With a hearty “ciao” for a greeting, his attitude is friendly but concise: strictly business. There is work to be started, work to be finished. But if approached with a question, he is forever able to provide advice and information about anything in vicinity of his Tuscan villa. He is Sienese, not Italian, and proud of his home – the city and his land. His hands are calloused with years of manual labor, his skin is wrinkled, and his voice is gruff. His eyes may appear cold and gray, but after one quick encounter with this man, you can feel the warmth behind his rough exterior.
Today, il padrone quietly and meticulously lays out a large brown paper bag on the cement patio outside the apartment. Next, he returns with a large yellow bucket, worn with time and the color fading. Clenched in his right fist by two golden talons, a limp rooster hangs frozen in time. The creamy vanilla feathers cover two sturdy wings, the sharp beak is surrounded by vivid crimson, and the cold, black specks for eyes stare fixedly but lifelessly. The mighty bird whose robust cock-a-doodle-doo shrilly echoed through the cold morning mist now rests motionlessly upon a dust colored sack as il padrone hovers above.
He stretches the body horizontally and grasps it around the neck with a firm hand. His other strong hand quickly begins tugging at the body of the silent rooster, and the disembodiment commences. He tosses small fragments of the animal into the dull yellow pail as bunches of feathers accumulate in his palm. He continues rapidly, and a substantial cluster of feathers gathers in the clutch of his right hand. It seems as though they may explode forth at any moment, sending the soft white flakes dancing through the air as they float toward the ground. But just as swiftly, he dumps the load of plucked feathers into the bucket and rapidly gathers another bunch in his tight fist. He makes quick work of the rooster and wraps the brown sack around its body as he disappears into the midst of the shed.

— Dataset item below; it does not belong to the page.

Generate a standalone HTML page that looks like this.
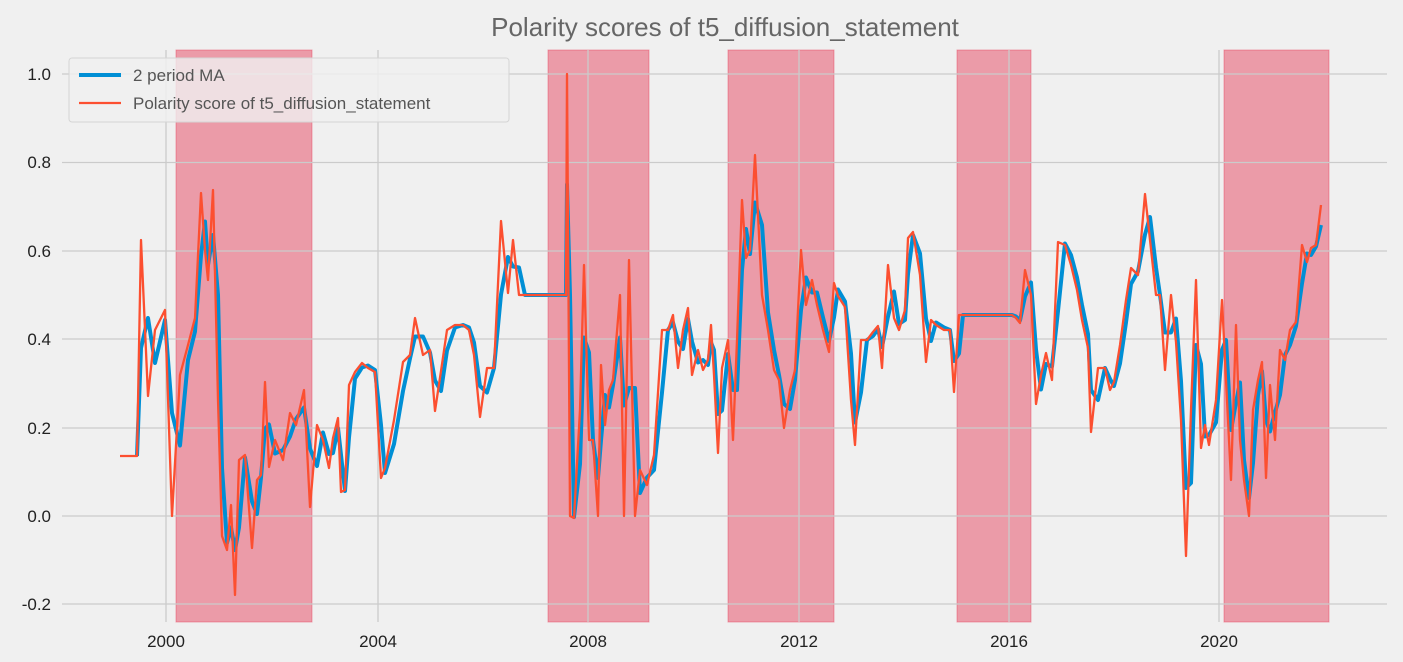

In a few moments the sound of a hammer rhythmically ricochets as a nail splits a piece of wood. Six, eight, ten regular bangs and a brief pause before the next nail is put in place. He has begun his next activity, the work never ceasing. The man is forever in action, and every action is deliberate and obviously of utter importance. Because his actions are what keeps things in order and what makes the world go round – at least his world continues to revolve smoothly and without a hitch.